Goal of the exercise: Restate all the material verbatim, except for the pictures.

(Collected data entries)
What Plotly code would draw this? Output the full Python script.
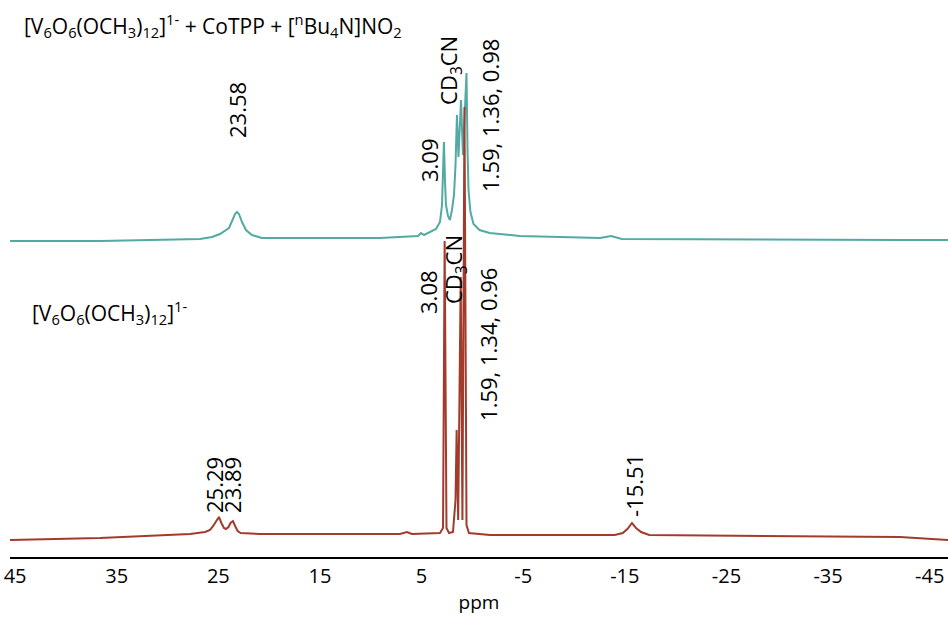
import plotly.graph_objects as go

# ---- data ----
# bottom spectrum: [V6O6(OCH3)12]1-
bot_ppm = [45.5, 36.64, 27.79, 26.3, 25.82, 25.5, 25.2, 24.94, 24.7, 24.45, 24.25, 24.0, 23.8,
           23.56, 23.35, 23.1, 22.8, 20.90, 7.13, 6.6, 6.44, 6.2, 5.94, 3.19, 2.89, 2.73, 2.55,
           2.30, 1.91, 1.66, 1.55, 1.40, 1.15, 0.98, 0.78, 0.58, 0.34, -1.73, -14.0, -14.8,
           -15.25, -15.70, -16.1, -16.6, -17.4, -42.07, -46.8]
bot_int = [0, 2, 6, 8, 10, 14, 19, 23, 17, 12, 11, 13, 17,
           19, 14, 9, 7, 6, 6, 7, 8, 7, 6, 7, 12, 299, 12,
           7, 8, 40, 110, 20, 263, 20, 433, 15, 7, 5, 5, 7,
           11, 17, 12, 8, 5, 3, 0]

# top spectrum: [V6O6(OCH3)12]1- + CoTPP + [nBu4N]NO2
top_ppm = [45.5, 36.64, 26.80, 25.62, 24.84, 24.35, 23.95, 23.65, 23.36, 23.16, 22.97, 22.67,
           22.28, 21.69, 20.71, 9.09, 5.35, 5.06, 4.76, 3.58, 3.19, 2.99, 2.89, 2.80, 2.70,
           2.60, 2.40, 2.21, 2.01, 1.81, 1.66, 1.52, 1.37, 1.22, 1.12, 0.93, 0.73, 0.58,
           0.48, 0.38, 0.19, -0.11, -0.70, -1.69, -4.68, -12.55, -13.64, -14.72, -42.07, -46.8]
top_int = [-1, -1, 1, 3, 6, 9, 12, 19, 26, 28, 26, 18,
           10, 5, 2, 2, 4, 7, 5, 11, 18, 35, 60, 98, 60,
           35, 24, 20, 30, 45, 75, 125, 83, 118, 140, 85, 130, 167,
           90, 50, 28, 16, 10, 7, 4, 2, 4, 1, 0, 0]
TOP_OFFSET = 300

tick_vals = [45, 35, 25, 15, 5, -5, -15, -25, -35, -45]
tick_text = ["45", "35", "25", "15", "5", "-5", "-15", "-25", "-35", "-45"]

# peak labels: (text, ppm, height)
top_labels = [("23.58", 23.16, 430), ("3.09", 4.27, 380), ("CD<sub>3</sub>CN", 2.21, 470),
              ("1.59, 1.36, 0.98", -1.73, 425)]
bot_labels = [("3.08", 4.37, 248), ("CD<sub>3</sub>CN", 1.71, 270),
              ("1.59, 1.34, 0.96", -1.53, 196), ("25.29", 25.43, 55),
              ("23.89", 23.66, 55), ("-15.51", -15.9, 55)]

FONT = "Open Sans"
TEAL = "#52aaa2"
RED = "#a33b2c"

fig = go.Figure()
fig.add_trace(go.Scatter(x=top_ppm, y=[v + TOP_OFFSET for v in top_int], mode="lines",
                         line=dict(color=TEAL, width=2), hoverinfo="skip", showlegend=False))
fig.add_trace(go.Scatter(x=bot_ppm, y=bot_int, mode="lines",
                         line=dict(color=RED, width=2), hoverinfo="skip", showlegend=False))

for txt, xp, yp in top_labels + bot_labels:
    fig.add_annotation(x=xp, y=yp, xref="x", yref="y", text=txt, textangle=-90,
                       showarrow=False, xanchor="center", yanchor="middle",
                       font=dict(family=FONT, size=22, color="black"))

fig.add_annotation(x=0.0128, y=515, xref="paper", yref="y",
                   text="[V<sub>6</sub>O<sub>6</sub>(OCH<sub>3</sub>)<sub>12</sub>]<sup>1-</sup> + CoTPP + [<sup>n</sup>Bu<sub>4</sub>N]NO<sub>2</sub>",
                   showarrow=False, xanchor="left", yanchor="middle",
                   font=dict(family=FONT, size=21, color="black"))
fig.add_annotation(x=0.021, y=228, xref="paper", yref="y",
                   text="[V<sub>6</sub>O<sub>6</sub>(OCH<sub>3</sub>)<sub>12</sub>]<sup>1-</sup>",
                   showarrow=False, xanchor="left", yanchor="middle",
                   font=dict(family=FONT, size=21, color="black"))

fig.update_layout(
    width=948, height=618,
    margin=dict(l=10, r=0, t=0, b=61),
    paper_bgcolor="white", plot_bgcolor="white",
    font=dict(family=FONT, size=20, color="black"),
    xaxis=dict(range=[45.5, -46.8], tickmode="array", tickvals=tick_vals, ticktext=tick_text,
               showline=True, linecolor="black", linewidth=1.5, ticks="", showgrid=False,
               zeroline=False, tickfont=dict(family=FONT, size=20, color="black"),
               title=dict(text="ppm", font=dict(family=FONT, size=19, color="black"), standoff=8)),
    yaxis=dict(range=[-17, 540], visible=False, showgrid=False, zeroline=False),
)

fig.write_html("out.html")
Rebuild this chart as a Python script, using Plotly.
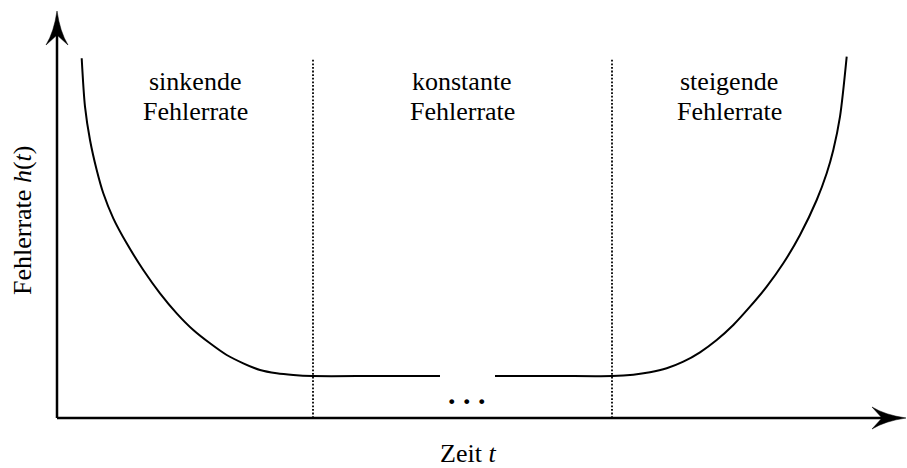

Expected output:
What Plotly code would draw this? Output the full Python script.
import plotly.graph_objects as go

# ---- data ----
# bottom spectrum: [V6O6(OCH3)12]1-
bot_ppm = [45.5, 36.64, 27.79, 26.3, 25.82, 25.5, 25.2, 24.94, 24.7, 24.45, 24.25, 24.0, 23.8,
           23.56, 23.35, 23.1, 22.8, 20.90, 7.13, 6.6, 6.44, 6.2, 5.94, 3.19, 2.89, 2.73, 2.55,
           2.30, 1.91, 1.66, 1.55, 1.40, 1.15, 0.98, 0.78, 0.58, 0.34, -1.73, -14.0, -14.8,
           -15.25, -15.70, -16.1, -16.6, -17.4, -42.07, -46.8]
bot_int = [0, 2, 6, 8, 10, 14, 19, 23, 17, 12, 11, 13, 17,
           19, 14, 9, 7, 6, 6, 7, 8, 7, 6, 7, 12, 299, 12,
           7, 8, 40, 110, 20, 263, 20, 433, 15, 7, 5, 5, 7,
           11, 17, 12, 8, 5, 3, 0]

# top spectrum: [V6O6(OCH3)12]1- + CoTPP + [nBu4N]NO2
top_ppm = [45.5, 36.64, 26.80, 25.62, 24.84, 24.35, 23.95, 23.65, 23.36, 23.16, 22.97, 22.67,
           22.28, 21.69, 20.71, 9.09, 5.35, 5.06, 4.76, 3.58, 3.19, 2.99, 2.89, 2.80, 2.70,
           2.60, 2.40, 2.21, 2.01, 1.81, 1.66, 1.52, 1.37, 1.22, 1.12, 0.93, 0.73, 0.58,
           0.48, 0.38, 0.19, -0.11, -0.70, -1.69, -4.68, -12.55, -13.64, -14.72, -42.07, -46.8]
top_int = [-1, -1, 1, 3, 6, 9, 12, 19, 26, 28, 26, 18,
           10, 5, 2, 2, 4, 7, 5, 11, 18, 35, 60, 98, 60,
           35, 24, 20, 30, 45, 75, 125, 83, 118, 140, 85, 130, 167,
           90, 50, 28, 16, 10, 7, 4, 2, 4, 1, 0, 0]
TOP_OFFSET = 300

tick_vals = [45, 35, 25, 15, 5, -5, -15, -25, -35, -45]
tick_text = ["45", "35", "25", "15", "5", "-5", "-15", "-25", "-35", "-45"]

# peak labels: (text, ppm, height)
top_labels = [("23.58", 23.16, 430), ("3.09", 4.27, 380), ("CD<sub>3</sub>CN", 2.21, 470),
              ("1.59, 1.36, 0.98", -1.73, 425)]
bot_labels = [("3.08", 4.37, 248), ("CD<sub>3</sub>CN", 1.71, 270),
              ("1.59, 1.34, 0.96", -1.53, 196), ("25.29", 25.43, 55),
              ("23.89", 23.66, 55), ("-15.51", -15.9, 55)]

FONT = "Open Sans"
TEAL = "#52aaa2"
RED = "#a33b2c"

fig = go.Figure()
fig.add_trace(go.Scatter(x=top_ppm, y=[v + TOP_OFFSET for v in top_int], mode="lines",
                         line=dict(color=TEAL, width=2), hoverinfo="skip", showlegend=False))
fig.add_trace(go.Scatter(x=bot_ppm, y=bot_int, mode="lines",
                         line=dict(color=RED, width=2), hoverinfo="skip", showlegend=False))

for txt, xp, yp in top_labels + bot_labels:
    fig.add_annotation(x=xp, y=yp, xref="x", yref="y", text=txt, textangle=-90,
                       showarrow=False, xanchor="center", yanchor="middle",
                       font=dict(family=FONT, size=22, color="black"))

fig.add_annotation(x=0.0128, y=515, xref="paper", yref="y",
                   text="[V<sub>6</sub>O<sub>6</sub>(OCH<sub>3</sub>)<sub>12</sub>]<sup>1-</sup> + CoTPP + [<sup>n</sup>Bu<sub>4</sub>N]NO<sub>2</sub>",
                   showarrow=False, xanchor="left", yanchor="middle",
                   font=dict(family=FONT, size=21, color="black"))
fig.add_annotation(x=0.021, y=228, xref="paper", yref="y",
                   text="[V<sub>6</sub>O<sub>6</sub>(OCH<sub>3</sub>)<sub>12</sub>]<sup>1-</sup>",
                   showarrow=False, xanchor="left", yanchor="middle",
                   font=dict(family=FONT, size=21, color="black"))

fig.update_layout(
    width=948, height=618,
    margin=dict(l=10, r=0, t=0, b=61),
    paper_bgcolor="white", plot_bgcolor="white",
    font=dict(family=FONT, size=20, color="black"),
    xaxis=dict(range=[45.5, -46.8], tickmode="array", tickvals=tick_vals, ticktext=tick_text,
               showline=True, linecolor="black", linewidth=1.5, ticks="", showgrid=False,
               zeroline=False, tickfont=dict(family=FONT, size=20, color="black"),
               title=dict(text="ppm", font=dict(family=FONT, size=19, color="black"), standoff=8)),
    yaxis=dict(range=[-17, 540], visible=False, showgrid=False, zeroline=False),
)

fig.write_html("out.html")
Rebuild this chart as a Python script, using Plotly.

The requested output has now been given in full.